The goal is to figure out how to maximize your strengths and stop beating yourself up over perceived flaws. When you accept that you’re awesome at some things and find other tasks more challenging, there’s freedom to embrace the special aptitude and talent you bring to the table while finding ways to confidently manage areas that don’t give you flow.
EvolveMe: You’ve spent a lot of time in the staffing industry. What strengths are companies looking for? Which are most important now?
Mavi: I hate to talk about strengths in ways that imply some are better than others because that’s really not true. Plus, which strengths are most valued depends on the position being applied for. But I can talk about soft skills that are in high demand these days. The top three are adaptability, communication and creativity:
Adaptability is critical. Clearly we’ve seen throughout this last year that regardless of your position and whether or not you were in the paid workforce, it was important to be able to adapt to a new normal quickly.
Communication can make or break you. Regardless of your role, how you communicate has a big impact on your career and your success within your role. Effective communication engenders efficiency which leads to greater productivity, which all employers want. It also determines how we’re perceived, which can affect how well we collaborate with others or maintain employee engagement. People don’t leave jobs, they leave managers, and communication is usually part of the issue.
Creativity comes in all forms. It’s not about art but about artistry of thought. Being able to question how and why things are done a certain way is what leads to innovation and forward movement. Again, this can be applied to all roles and at all levels of an organization — it’s invaluable.
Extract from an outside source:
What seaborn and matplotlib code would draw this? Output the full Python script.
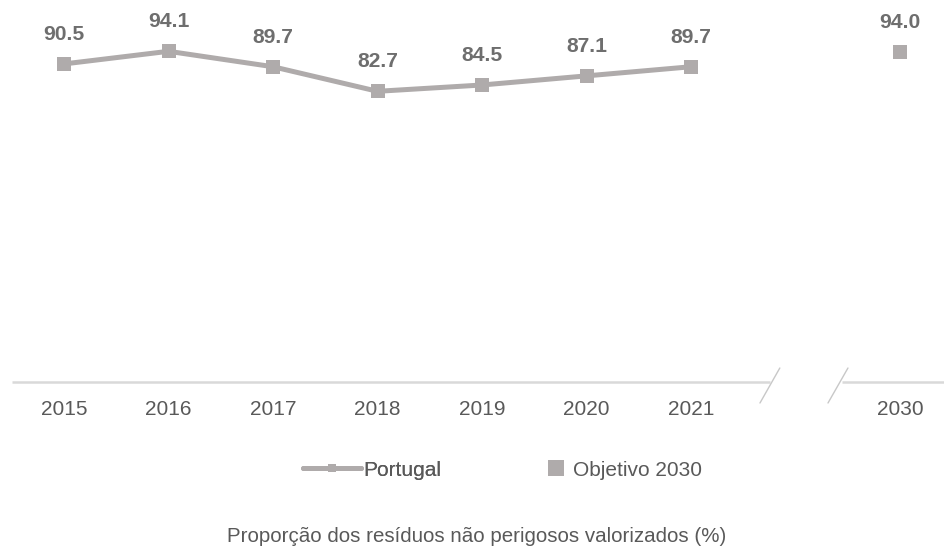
import matplotlib
matplotlib.use("Agg")
import matplotlib.pyplot as plt
from matplotlib.lines import Line2D
import seaborn as sns
import pandas as pd

# ---- data ----
years = ["2015", "2016", "2017", "2018", "2019", "2020", "2021"]
portugal = [90.5, 94.1, 89.7, 82.7, 84.5, 87.1, 89.7]
target_year = "2030"
target_value = [94.0]
slots = years + ["", target_year]   # empty slot = axis break
title = "Proporção dos resíduos não perigosos valorizados (%)"
legend_labels = ["Portugal", "Objetivo 2030"]

LINE_C = "#AFABAB"
LABEL_C = "#6E6E6E"
TEXT_C = "#595959"
AXIS_C = "#D9D9D9"

sns.set_theme(style="white")
plt.rcParams["font.family"] = ["Liberation Sans", "DejaVu Sans"]

fig = plt.figure(figsize=(9.45, 5.5), dpi=100)
W, H = 945, 550
x_left, x_right = 12, 945
y_base, y_top = 381.5, 30.6
ax = fig.add_axes([x_left / W, (H - y_base) / H, (x_right - x_left) / W, (y_base - y_top) / H])

df = pd.DataFrame({"pos": [slots.index(y) for y in years], "val": portugal})
dft = pd.DataFrame({"pos": [slots.index(target_year)], "val": target_value})

sns.lineplot(data=df, x="pos", y="val", ax=ax, color=LINE_C, lw=3.6,
             marker="s", markersize=10, markeredgewidth=0, clip_on=False)
sns.scatterplot(data=dft, x="pos", y="val", ax=ax, color=LINE_C, marker="s",
                s=95, linewidth=0, clip_on=False)

slot_px = 104.5
ax.set_xlim(-(64 - x_left) / slot_px, len(slots) - 1 + (x_right - 900) / slot_px)
ax.set_ylim(0, 100)

for p, v in zip(list(df["pos"]) + list(dft["pos"]), portugal + target_value):
    ax.annotate(f"{v:.1f}", (p, v), xytext=(0, 24), textcoords="offset pixels",
                ha="center", va="baseline", fontsize=15.2, fontweight="bold",
                color=LABEL_C, annotation_clip=False)

# axis line with break
for s in ax.spines.values():
    s.set_visible(False)
brk1, brk2 = 6.756, 7.445
xl = ax.get_xlim()
ax.plot([xl[0], brk1], [0, 0], color=AXIS_C, lw=1.8, clip_on=False, solid_capstyle="butt")
ax.plot([brk2, xl[1]], [0, 0], color=AXIS_C, lw=1.8, clip_on=False, solid_capstyle="butt")
upx = 3.509
for x0, x1 in [(6.66, 6.85), (7.311, 7.502)]:
    ax.plot([x0, x1], [-21.5 / upx, 13.5 / upx], color="#C8C8C8", lw=1.0, clip_on=False)

tick_pos = [slots.index(y) for y in years + [target_year]]
ax.set_xticks(tick_pos)
ax.set_xticklabels(years + [target_year], fontsize=15, color=TEXT_C)
ax.tick_params(axis="x", length=0, pad=13.5)
ax.set_yticks([])
ax.set_xlabel("")
ax.set_ylabel("")

# legend
h1 = Line2D([], [], color=LINE_C, lw=3.6, marker="s", markersize=6,
            markeredgewidth=0, solid_capstyle="round")
h2 = Line2D([], [], color=LINE_C, lw=0, marker="s", markersize=11, markeredgewidth=0)
leg1 = fig.legend([h1], [legend_labels[0]], loc="center left",
                  bbox_to_anchor=(293 / W, 1 - 470 / H), frameon=False,
                  fontsize=15, handlelength=2.75, handletextpad=0.12,
                  borderpad=0, labelcolor=TEXT_C)
leg2 = fig.legend([h2], [legend_labels[1]], loc="center left",
                  bbox_to_anchor=(536 / W, 1 - 470 / H), frameon=False,
                  fontsize=15, handlelength=0.9, handletextpad=0.4,
                  borderpad=0, labelcolor=TEXT_C)
fig.add_artist(leg1)

fig.text(477 / W, 1 - 541.5 / H, title, ha="center", va="baseline",
         fontsize=14.8, color=TEXT_C)

fig.savefig("out.png", dpi=100)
EvolveMe: Can you talk about how understanding what you’re good at can help women gain clarity for their next chapter?
Mavi: People who use their strengths at work are three times more likely to be satisfied and happy. Getting clear on our strengths provides a filter through which we can evaluate future opportunities.
It’s important to note that, in this context, we’re not talking about skill-based strengths like using video editing software or Excel. We’re talking about broad talent themes such as Intellection, Winning Others Over (WOO) and Ideation. When you’re in a role that allows you to use these talents you’re more likely to experience flow. You’re drawing energy from what you’re doing and it’s sustainable.
On the other hand, if you’re in a role where you’re not able to exercise your talents, your work may be draining to you, and over time you’re likely to experience burnout.
Once you fully understand your strengths, you can assess with more accuracy whether a role or career path will be a good fit for you. You’ll also be able to ask better questions and make an informed decision.
Strengths awareness also helps you to be more proactive in your search rather than reacting to whatever comes your way.
EvolveMe: What’s your best advice for how to use your strengths in a job search now?
Mavi: Other than using your aptitudes as a filter and ensuring the roles to which you apply allow you to exercise and develop these strengths, there’s a great deal of specificity that comes with clearly identifying your strengths. As a job seeker you have to be able to communicate your value and that can be hard to do.
Strengths work offers specific language that can help you define how you want to show up as a professional. These terms can be applied to your resume and LinkedIn profile and used in interviews.
But even more importantly, be aware that the odds of anyone having your top five strengths in the same order is one in 33 million. If you embrace your uniqueness, own your strengths, and become intentional about using them, it can have an anchoring effect on you professionally. And with that comes lasting confidence!